Lamellar cluster-like grown FeCo layered double hydroxides as stable peroxymonosulfate activators at wide circumneutral pH

The development of effective and reliable Fenton-like catalytic systems in circumneutral pH is a longstanding interest. Metal-organic framework derivatives become promising catalyst candidates due to high catalytic accessibility and structural flexibility, but their stability remains in doubt. Herein, a MIL-88A self-templating strategy to synthesize structurally decentralized FeCo-layered-double hydroxide (FeCo-LDH, M−FCL) was proposed. The well-constructed M−FCL3 presented superior peroxymonosulfate (PMS) activation for nearly 100 % sulfamethazine (SMT) degradation within 15 min, which was virtually wobble-slight in the pH = 2.5 ∼ 10.5 range. The performance decrease at limiting pH was mainly ascribed to activity-blocked of M−FCL3 by analyzing the involved reaction substrates and reactive oxygen species. In specific, the hydrolytic detachment or excessive aggregation of surface-active FeCo-LDH occurred at limiting pH with unbalanced hydrolysis-coprecipitation. Especially, theoretical calculations further exposed that the loss of dominated active Co site and the formation of inert SMT+ dissociating species were detrimental to the catalytic process in acidic environments.
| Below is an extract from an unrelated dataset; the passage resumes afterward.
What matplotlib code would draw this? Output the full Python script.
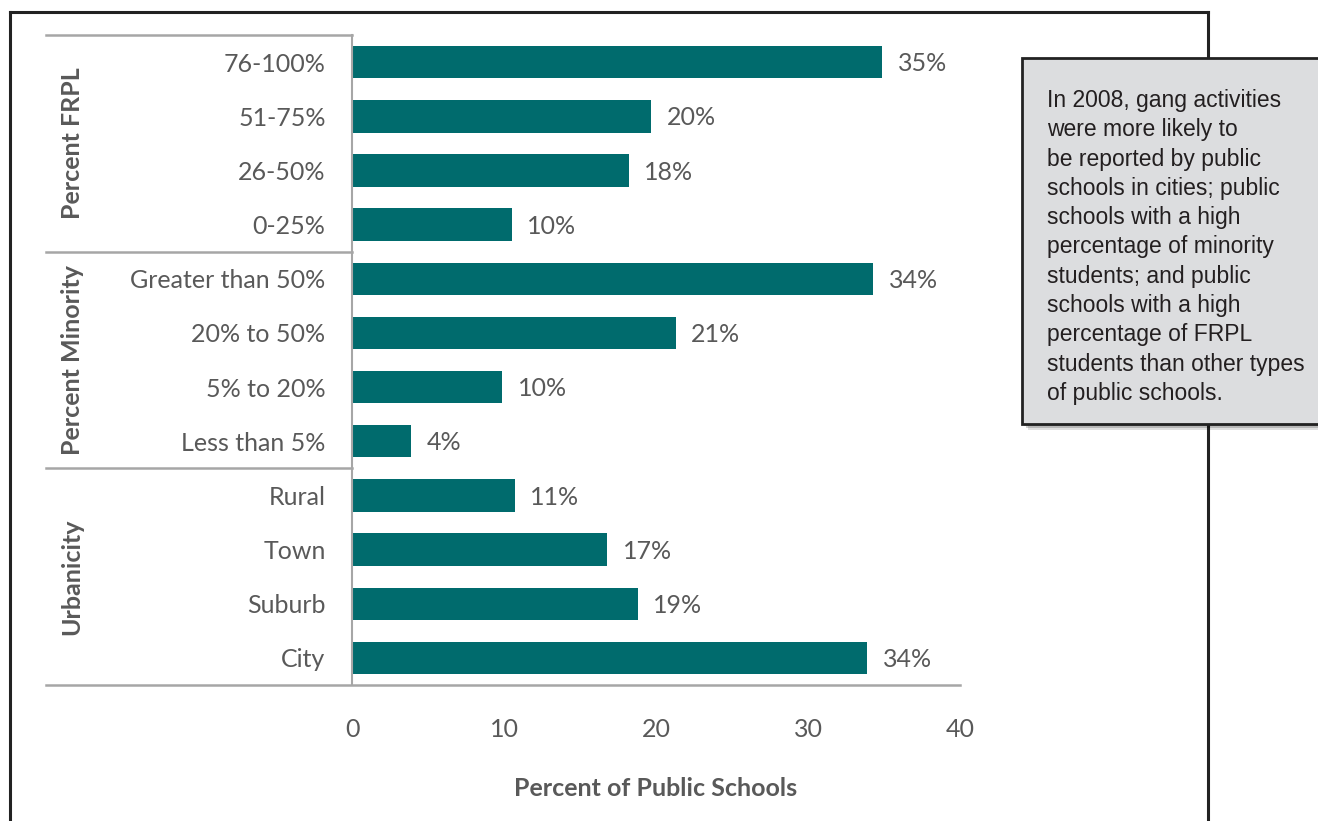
import matplotlib
matplotlib.use('Agg')
import matplotlib.pyplot as plt
from matplotlib.patches import Rectangle
from matplotlib.lines import Line2D

## DATA
categories = ['76-100%', '51-75%', '26-50%', '0-25%',
              'Greater than 50%', '20% to 50%', '5% to 20%', 'Less than 5%',
              'Rural', 'Town', 'Suburb', 'City']
values = [34.9, 19.7, 18.2, 10.5, 34.3, 21.3, 9.9, 3.9, 10.7, 16.8, 18.8, 33.9]
value_labels = ['35%', '20%', '18%', '10%', '34%', '21%', '10%', '4%',
                '11%', '17%', '19%', '34%']
groups = ['Percent FRPL', 'Percent Minority', 'Urbanicity']
group_size = [4, 4, 4]
xticks = [0, 10, 20, 30, 40]
note = ("In 2008, gang activities\nwere more likely to\nbe reported by public\n"
        "schools in cities; public\nschools with a high\npercentage of minority\n"
        "students; and public\nschools with a high\npercentage of FRPL\n"
        "students than other types\nof public schools.")

## STYLE
W, H = 1318, 821
BAR = '#006b6d'
GREY_TXT = '#595959'
GREY_LINE = '#a6a6a6'
FONT = 'Lato'
FS = 18


def fx(px):
    return px / W


def fy(py):
    return 1 - py / H


fig = plt.figure(figsize=(W / 100, H / 100), dpi=100)
fig.patch.set_facecolor('white')

ax = fig.add_axes([fx(352), fy(685), fx(960) - fx(352), fy(35) - fy(685)])
n = len(categories)
ypos = [n - 1 - i for i in range(n)]
ax.barh(ypos, values, height=0.6, color=BAR)
ax.set_xlim(0, 40)
ax.set_ylim(-0.5, n - 0.5)

for y, v, lab in zip(ypos, values, value_labels):
    ax.text(v + 1.0, y - 0.03, lab, va='center', ha='left', fontsize=FS,
            color=GREY_TXT, family=FONT)

ax.set_yticks(ypos)
ax.set_yticklabels(categories, fontsize=FS, color=GREY_TXT, family=FONT)
ax.set_xticks(xticks)
ax.set_xticklabels([str(t) for t in xticks], fontsize=FS, color=GREY_TXT, family=FONT)
ax.tick_params(axis='y', length=0, pad=19)
ax.tick_params(axis='x', length=0, pad=24)
for s in ax.spines.values():
    s.set_visible(False)
ax.set_xlabel('Percent of Public Schools', fontsize=FS, fontweight='bold',
              color=GREY_TXT, family=FONT, labelpad=26)

# vertical axis line at x=0
ax.plot([0, 0], [-0.5, n - 0.5], color=GREY_LINE, lw=1.5, clip_on=False)

# group separators and labels
tr = ax.get_yaxis_transform()
left = (46 - 352) / (960 - 352)
start = n - 0.5
for g, size in zip(groups, group_size):
    ax.plot([left, 0], [start, start], color=GREY_LINE, lw=1.8,
            transform=tr, clip_on=False)
    mid = start - size / 2
    ax.text((72 - 352) / (960 - 352), mid, g, rotation=90, va='center', ha='center',
            fontsize=FS, fontweight='bold', color=GREY_TXT, family=FONT,
            transform=tr)
    start -= size
ax.plot([left, 1], [-0.5, -0.5], color=GREY_LINE, lw=1.8,
        transform=tr, clip_on=False)

# outer frame (behind the note box)
frame_kw = dict(color='#222222', lw=2.2, transform=fig.transFigure, zorder=1)
fig.add_artist(Line2D([fx(10), fx(10)], [fy(12), 0], **frame_kw))
fig.add_artist(Line2D([fx(1208), fx(1208)], [fy(12), 0], **frame_kw))
fig.add_artist(Line2D([fx(10), fx(1208)], [fy(12), fy(12)], **frame_kw))

# note box with shadow
bx0, bx1, by0, by1 = 1022, 1330, 58, 424
for k, a in [(6, 0.12), (4, 0.18), (2, 0.25)]:
    fig.add_artist(Rectangle((fx(bx0 + k), fy(by1 + k)), fx(bx1) - fx(bx0),
                             fy(by0) - fy(by1), transform=fig.transFigure,
                             facecolor='black', edgecolor='none', alpha=a, zorder=2))
fig.add_artist(Rectangle((fx(bx0), fy(by1)), fx(bx1) - fx(bx0), fy(by0) - fy(by1),
                         transform=fig.transFigure, facecolor='#dcdddf',
                         edgecolor='#222222', lw=2, zorder=3))
fig.text(fx(1047), fy(89), note, va='top', ha='left', fontsize=16.5,
         family='Liberation Sans', color='#231f20', linespacing=1.35, zorder=4)

fig.savefig('out.png', dpi=100)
Nevertheless, the well-founded resistance of the constructed M−FCL3/PMS system to interference and its ability to operate for a long period proved its potential for application in near-neutral environments. This work raised concern for the variations of Fenton-like catalysis at limiting pH, promoting the application of MOF-derived LDH for environmental remediation.